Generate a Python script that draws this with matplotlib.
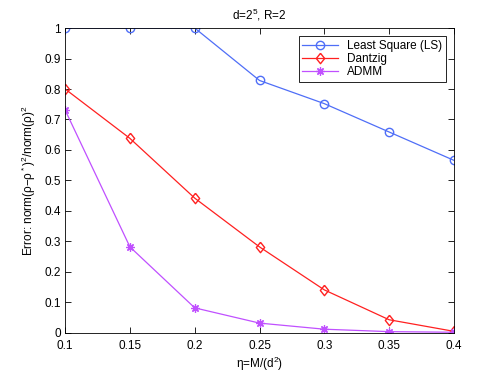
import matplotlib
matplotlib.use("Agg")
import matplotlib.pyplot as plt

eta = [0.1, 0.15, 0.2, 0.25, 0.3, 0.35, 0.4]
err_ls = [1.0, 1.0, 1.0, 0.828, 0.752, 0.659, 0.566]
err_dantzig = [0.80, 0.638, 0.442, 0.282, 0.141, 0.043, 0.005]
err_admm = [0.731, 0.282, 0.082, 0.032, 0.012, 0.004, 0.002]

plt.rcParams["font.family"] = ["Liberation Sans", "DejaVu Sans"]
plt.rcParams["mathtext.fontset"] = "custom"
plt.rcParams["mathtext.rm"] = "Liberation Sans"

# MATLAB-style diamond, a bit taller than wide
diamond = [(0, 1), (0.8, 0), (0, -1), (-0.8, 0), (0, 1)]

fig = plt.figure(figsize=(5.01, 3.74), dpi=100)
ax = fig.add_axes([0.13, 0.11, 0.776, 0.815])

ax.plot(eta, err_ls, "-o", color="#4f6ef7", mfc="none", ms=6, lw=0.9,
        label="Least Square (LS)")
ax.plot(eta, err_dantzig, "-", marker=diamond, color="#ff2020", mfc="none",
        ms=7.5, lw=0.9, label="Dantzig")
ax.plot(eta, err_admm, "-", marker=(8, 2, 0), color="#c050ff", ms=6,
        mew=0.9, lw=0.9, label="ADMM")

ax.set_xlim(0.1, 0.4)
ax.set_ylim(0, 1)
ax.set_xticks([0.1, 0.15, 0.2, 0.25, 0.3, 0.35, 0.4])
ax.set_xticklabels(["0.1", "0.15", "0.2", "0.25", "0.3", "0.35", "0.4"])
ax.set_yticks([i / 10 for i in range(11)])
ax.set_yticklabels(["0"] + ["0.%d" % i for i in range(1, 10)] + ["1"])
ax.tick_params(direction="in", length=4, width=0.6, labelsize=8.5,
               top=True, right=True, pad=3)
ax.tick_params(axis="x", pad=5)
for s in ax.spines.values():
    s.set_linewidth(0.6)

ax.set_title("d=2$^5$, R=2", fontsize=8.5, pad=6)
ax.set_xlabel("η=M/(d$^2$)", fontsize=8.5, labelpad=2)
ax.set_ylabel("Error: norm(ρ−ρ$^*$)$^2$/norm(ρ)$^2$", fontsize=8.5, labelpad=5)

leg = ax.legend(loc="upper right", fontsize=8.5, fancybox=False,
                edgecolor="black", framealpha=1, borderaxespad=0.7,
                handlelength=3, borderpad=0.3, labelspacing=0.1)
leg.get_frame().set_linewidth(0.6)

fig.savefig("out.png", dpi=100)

━━━━━━━━━━

# [TASK]
Quote the listing above in full, except for the pictures.

# [SOLUTION TO THE PROBLEM]
Generate a Python script that draws this with matplotlib.
import matplotlib
matplotlib.use("Agg")
import matplotlib.pyplot as plt

eta = [0.1, 0.15, 0.2, 0.25, 0.3, 0.35, 0.4]
err_ls = [1.0, 1.0, 1.0, 0.828, 0.752, 0.659, 0.566]
err_dantzig = [0.80, 0.638, 0.442, 0.282, 0.141, 0.043, 0.005]
err_admm = [0.731, 0.282, 0.082, 0.032, 0.012, 0.004, 0.002]

plt.rcParams["font.family"] = ["Liberation Sans", "DejaVu Sans"]
plt.rcParams["mathtext.fontset"] = "custom"
plt.rcParams["mathtext.rm"] = "Liberation Sans"

# MATLAB-style diamond, a bit taller than wide
diamond = [(0, 1), (0.8, 0), (0, -1), (-0.8, 0), (0, 1)]

fig = plt.figure(figsize=(5.01, 3.74), dpi=100)
ax = fig.add_axes([0.13, 0.11, 0.776, 0.815])

ax.plot(eta, err_ls, "-o", color="#4f6ef7", mfc="none", ms=6, lw=0.9,
        label="Least Square (LS)")
ax.plot(eta, err_dantzig, "-", marker=diamond, color="#ff2020", mfc="none",
        ms=7.5, lw=0.9, label="Dantzig")
ax.plot(eta, err_admm, "-", marker=(8, 2, 0), color="#c050ff", ms=6,
        mew=0.9, lw=0.9, label="ADMM")

ax.set_xlim(0.1, 0.4)
ax.set_ylim(0, 1)
ax.set_xticks([0.1, 0.15, 0.2, 0.25, 0.3, 0.35, 0.4])
ax.set_xticklabels(["0.1", "0.15", "0.2", "0.25", "0.3", "0.35", "0.4"])
ax.set_yticks([i / 10 for i in range(11)])
ax.set_yticklabels(["0"] + ["0.%d" % i for i in range(1, 10)] + ["1"])
ax.tick_params(direction="in", length=4, width=0.6, labelsize=8.5,
               top=True, right=True, pad=3)
ax.tick_params(axis="x", pad=5)
for s in ax.spines.values():
    s.set_linewidth(0.6)

ax.set_title("d=2$^5$, R=2", fontsize=8.5, pad=6)
ax.set_xlabel("η=M/(d$^2$)", fontsize=8.5, labelpad=2)
ax.set_ylabel("Error: norm(ρ−ρ$^*$)$^2$/norm(ρ)$^2$", fontsize=8.5, labelpad=5)

leg = ax.legend(loc="upper right", fontsize=8.5, fancybox=False,
                edgecolor="black", framealpha=1, borderaxespad=0.7,
                handlelength=3, borderpad=0.3, labelspacing=0.1)
leg.get_frame().set_linewidth(0.6)

fig.savefig("out.png", dpi=100)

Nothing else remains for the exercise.